Check your wrist position and tension in your hand/wrist when you play -- sounds like you might be starting off down the road to Carpal tunnel syndrome, which isn't fun. I'd go see a doc too to get checked for that if I were you. 
You don't want CTS.


----------



## fraser (Feb 24, 2007)

yup, what devnulljp said. could just be inflammation from repetitive use, but you dont want cts, thatll kill your playing.
ive had the numb fingertips thing several times, and once when both my hands where numb for about a month. never got it from playing tho, and for years id go on playing binges of up to 16 hrs a day.
mine was always caused by over-stressing them at work.
always went away, and since i stopped doing that kinda work its not come back.
id take it easy on the playing for a few days, and take ibuprofen.
read a good book or something.:smile:
look here- common for guitarists-
http://en.wikipedia.org/wiki/Repetitive_strain_injury


----------



## NB-SK (Jul 28, 2007)

Could also be stress related. See a doctor, it's the safe thing to do...and it's free.


----------



## xuthal (May 15, 2007)

NB-SK said:


> Could also be stress related. See a doctor, it's the safe thing to do...and it's free.

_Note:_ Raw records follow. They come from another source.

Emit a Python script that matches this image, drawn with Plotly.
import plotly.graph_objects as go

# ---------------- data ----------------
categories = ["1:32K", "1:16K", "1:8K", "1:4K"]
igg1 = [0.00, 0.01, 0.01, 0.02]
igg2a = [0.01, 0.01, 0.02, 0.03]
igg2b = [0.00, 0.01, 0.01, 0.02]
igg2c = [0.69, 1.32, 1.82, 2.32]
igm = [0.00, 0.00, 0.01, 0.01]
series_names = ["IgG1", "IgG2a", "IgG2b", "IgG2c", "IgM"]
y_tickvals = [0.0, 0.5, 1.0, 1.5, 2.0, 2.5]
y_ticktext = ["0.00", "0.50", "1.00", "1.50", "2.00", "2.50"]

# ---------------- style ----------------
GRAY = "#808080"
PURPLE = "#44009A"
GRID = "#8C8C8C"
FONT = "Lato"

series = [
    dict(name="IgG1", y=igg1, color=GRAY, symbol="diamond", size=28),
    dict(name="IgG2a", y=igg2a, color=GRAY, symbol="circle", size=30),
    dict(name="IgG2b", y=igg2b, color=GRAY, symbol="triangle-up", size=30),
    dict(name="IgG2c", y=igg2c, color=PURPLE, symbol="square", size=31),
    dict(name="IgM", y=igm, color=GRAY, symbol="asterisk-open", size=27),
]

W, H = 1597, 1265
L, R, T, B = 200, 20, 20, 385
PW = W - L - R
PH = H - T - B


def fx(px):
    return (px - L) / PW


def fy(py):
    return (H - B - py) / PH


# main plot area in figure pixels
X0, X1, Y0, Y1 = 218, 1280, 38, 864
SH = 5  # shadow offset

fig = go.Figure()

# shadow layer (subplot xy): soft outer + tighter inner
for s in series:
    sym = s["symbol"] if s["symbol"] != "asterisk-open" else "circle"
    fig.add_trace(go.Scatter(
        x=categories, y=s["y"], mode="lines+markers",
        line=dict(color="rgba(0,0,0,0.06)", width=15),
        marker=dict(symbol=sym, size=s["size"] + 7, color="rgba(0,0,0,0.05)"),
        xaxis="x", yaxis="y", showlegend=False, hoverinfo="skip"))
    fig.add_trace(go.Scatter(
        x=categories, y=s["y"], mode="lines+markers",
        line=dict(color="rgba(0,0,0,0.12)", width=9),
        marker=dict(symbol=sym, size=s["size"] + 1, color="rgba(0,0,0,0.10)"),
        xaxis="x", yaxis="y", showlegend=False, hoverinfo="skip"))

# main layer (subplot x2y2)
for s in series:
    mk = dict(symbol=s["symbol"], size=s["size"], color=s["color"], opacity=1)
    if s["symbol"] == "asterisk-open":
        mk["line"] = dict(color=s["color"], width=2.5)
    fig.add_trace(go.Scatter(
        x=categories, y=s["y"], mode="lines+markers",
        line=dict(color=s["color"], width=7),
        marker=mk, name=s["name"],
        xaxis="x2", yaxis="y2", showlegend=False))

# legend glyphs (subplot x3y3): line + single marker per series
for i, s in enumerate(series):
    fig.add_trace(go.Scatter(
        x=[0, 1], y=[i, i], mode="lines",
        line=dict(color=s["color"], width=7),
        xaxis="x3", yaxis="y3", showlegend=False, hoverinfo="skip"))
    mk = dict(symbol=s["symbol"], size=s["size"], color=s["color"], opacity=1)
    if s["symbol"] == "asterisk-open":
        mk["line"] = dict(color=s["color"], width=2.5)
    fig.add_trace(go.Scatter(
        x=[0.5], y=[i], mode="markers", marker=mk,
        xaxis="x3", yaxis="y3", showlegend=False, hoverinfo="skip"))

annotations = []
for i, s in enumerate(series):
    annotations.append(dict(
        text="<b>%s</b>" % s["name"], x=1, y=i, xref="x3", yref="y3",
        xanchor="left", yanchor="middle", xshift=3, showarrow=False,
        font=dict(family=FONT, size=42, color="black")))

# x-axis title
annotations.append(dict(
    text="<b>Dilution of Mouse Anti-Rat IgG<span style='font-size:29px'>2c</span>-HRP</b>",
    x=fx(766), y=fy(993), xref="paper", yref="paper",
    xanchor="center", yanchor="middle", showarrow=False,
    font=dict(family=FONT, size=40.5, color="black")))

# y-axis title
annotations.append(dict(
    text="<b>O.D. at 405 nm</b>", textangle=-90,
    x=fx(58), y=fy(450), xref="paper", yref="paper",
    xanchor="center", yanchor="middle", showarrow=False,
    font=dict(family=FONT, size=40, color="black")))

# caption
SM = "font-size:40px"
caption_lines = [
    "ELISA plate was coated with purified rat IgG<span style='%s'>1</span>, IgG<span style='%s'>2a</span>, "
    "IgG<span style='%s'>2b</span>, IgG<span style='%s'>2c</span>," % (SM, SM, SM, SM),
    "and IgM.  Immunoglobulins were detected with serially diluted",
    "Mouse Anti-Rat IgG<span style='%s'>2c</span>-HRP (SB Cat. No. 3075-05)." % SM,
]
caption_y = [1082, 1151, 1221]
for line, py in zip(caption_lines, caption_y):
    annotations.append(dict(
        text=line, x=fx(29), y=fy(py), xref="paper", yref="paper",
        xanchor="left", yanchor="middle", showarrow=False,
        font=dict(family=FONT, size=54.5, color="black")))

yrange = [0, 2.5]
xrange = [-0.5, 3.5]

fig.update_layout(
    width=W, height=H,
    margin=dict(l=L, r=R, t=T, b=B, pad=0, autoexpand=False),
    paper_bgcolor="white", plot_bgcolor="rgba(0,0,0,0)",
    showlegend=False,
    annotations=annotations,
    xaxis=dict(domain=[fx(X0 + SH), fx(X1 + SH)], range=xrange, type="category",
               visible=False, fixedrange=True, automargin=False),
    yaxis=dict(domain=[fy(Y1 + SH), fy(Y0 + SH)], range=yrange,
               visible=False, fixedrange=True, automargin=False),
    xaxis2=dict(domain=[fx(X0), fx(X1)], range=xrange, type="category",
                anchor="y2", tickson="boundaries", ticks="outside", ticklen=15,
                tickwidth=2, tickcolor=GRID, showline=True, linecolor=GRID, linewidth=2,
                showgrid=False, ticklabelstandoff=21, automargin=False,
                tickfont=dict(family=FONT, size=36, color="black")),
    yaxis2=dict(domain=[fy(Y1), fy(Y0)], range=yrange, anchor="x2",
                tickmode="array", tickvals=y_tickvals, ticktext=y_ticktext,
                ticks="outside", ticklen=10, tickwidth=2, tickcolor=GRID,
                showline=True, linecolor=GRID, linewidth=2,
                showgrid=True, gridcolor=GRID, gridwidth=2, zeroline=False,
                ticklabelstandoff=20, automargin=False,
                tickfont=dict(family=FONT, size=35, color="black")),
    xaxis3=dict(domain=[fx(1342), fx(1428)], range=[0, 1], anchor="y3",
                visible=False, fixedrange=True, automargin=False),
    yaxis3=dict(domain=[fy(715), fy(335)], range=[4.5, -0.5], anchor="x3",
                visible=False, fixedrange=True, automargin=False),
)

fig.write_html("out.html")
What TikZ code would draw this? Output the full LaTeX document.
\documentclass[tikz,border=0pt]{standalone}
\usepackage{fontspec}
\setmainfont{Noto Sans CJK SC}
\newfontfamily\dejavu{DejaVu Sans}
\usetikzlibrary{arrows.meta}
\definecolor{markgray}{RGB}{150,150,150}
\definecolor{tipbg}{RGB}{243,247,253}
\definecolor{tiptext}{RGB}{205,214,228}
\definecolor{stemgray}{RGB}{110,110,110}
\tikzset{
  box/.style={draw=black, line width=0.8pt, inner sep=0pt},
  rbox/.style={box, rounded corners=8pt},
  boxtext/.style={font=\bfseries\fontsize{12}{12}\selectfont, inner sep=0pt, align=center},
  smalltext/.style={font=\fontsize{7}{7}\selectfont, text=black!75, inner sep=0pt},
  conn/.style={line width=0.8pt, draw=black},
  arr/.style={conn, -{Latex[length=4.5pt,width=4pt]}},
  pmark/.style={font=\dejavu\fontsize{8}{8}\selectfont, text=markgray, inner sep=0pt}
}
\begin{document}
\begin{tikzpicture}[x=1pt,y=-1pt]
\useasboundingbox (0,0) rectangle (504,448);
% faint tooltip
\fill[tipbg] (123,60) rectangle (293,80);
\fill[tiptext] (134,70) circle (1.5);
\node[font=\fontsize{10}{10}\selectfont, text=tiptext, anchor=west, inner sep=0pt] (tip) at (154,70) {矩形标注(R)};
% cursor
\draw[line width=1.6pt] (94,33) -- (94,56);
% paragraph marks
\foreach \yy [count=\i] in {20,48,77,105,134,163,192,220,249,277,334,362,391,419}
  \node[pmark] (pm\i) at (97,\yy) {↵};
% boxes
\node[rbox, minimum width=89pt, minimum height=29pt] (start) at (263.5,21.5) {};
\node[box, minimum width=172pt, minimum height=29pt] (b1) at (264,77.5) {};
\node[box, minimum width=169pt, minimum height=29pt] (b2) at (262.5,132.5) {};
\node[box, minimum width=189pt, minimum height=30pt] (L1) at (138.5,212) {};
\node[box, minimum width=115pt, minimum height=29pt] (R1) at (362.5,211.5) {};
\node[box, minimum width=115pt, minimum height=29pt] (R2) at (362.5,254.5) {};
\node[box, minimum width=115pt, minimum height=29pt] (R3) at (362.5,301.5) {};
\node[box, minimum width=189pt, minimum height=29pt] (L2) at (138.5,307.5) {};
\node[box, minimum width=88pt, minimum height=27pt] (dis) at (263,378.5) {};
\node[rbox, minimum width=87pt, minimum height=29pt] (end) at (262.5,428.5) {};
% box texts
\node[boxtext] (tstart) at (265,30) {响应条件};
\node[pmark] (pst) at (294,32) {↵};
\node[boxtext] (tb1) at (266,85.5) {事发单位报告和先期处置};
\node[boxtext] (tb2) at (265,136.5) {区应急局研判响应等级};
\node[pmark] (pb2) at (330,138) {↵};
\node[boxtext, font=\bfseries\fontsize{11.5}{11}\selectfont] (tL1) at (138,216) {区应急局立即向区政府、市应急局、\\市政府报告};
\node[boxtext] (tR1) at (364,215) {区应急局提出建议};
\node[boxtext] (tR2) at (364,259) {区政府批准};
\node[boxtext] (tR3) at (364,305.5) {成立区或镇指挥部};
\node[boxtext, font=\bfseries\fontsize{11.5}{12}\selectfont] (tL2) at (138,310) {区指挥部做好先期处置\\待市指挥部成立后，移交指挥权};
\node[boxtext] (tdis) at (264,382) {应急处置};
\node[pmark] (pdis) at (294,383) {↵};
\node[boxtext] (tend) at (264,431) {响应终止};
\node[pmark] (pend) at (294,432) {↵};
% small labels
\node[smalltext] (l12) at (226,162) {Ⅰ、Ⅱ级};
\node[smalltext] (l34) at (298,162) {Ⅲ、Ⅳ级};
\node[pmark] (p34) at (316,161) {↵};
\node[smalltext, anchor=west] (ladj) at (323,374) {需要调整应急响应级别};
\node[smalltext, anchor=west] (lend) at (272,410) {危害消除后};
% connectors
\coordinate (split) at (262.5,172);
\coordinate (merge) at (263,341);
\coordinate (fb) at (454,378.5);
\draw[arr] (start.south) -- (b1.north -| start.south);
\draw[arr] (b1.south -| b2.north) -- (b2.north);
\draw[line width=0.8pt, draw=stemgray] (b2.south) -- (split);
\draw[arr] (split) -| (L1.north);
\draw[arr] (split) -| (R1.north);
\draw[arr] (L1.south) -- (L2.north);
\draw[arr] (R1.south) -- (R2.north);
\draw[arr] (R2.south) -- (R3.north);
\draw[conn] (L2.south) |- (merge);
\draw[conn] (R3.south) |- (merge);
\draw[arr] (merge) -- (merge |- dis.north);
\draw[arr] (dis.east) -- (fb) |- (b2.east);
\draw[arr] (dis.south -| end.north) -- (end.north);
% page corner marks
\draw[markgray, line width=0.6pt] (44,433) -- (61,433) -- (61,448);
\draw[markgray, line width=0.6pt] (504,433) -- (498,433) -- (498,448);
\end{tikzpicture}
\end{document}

God i love Canada:smilie_flagge17:


----------



## washburned (Oct 13, 2006)

*Been there done that.*

Mine was carpal tunnel....fifteen minutes in the chair and ten days recuperation I was good as new (not that I was that good to begin with:smile Have your doc check it for you....diagnosis is easy and (almost) painless.


----------



## rippinglickfest (Jan 1, 2006)

*Stretch*

Make you sure you stretch out your fingers and wrists before and after playing, most guitarists DO NOT DO THIS- AND THIS IS VERY IMPORTANT. I also shake my hands from the wrists for a minute or so to get the blood flowing through them. I've never had any problems at all even when I was playing 6 to 8 hours a day in my early woodshedding years.


----------



## Vintage_Groove (Mar 4, 2008)

Well I just started learning bass a week ago and the fingers of my left hand have been numb everyday. But everytime I play it gets a bit more comfortable. I expect the numbness to go away as the skin gets used to the thick strings.


----------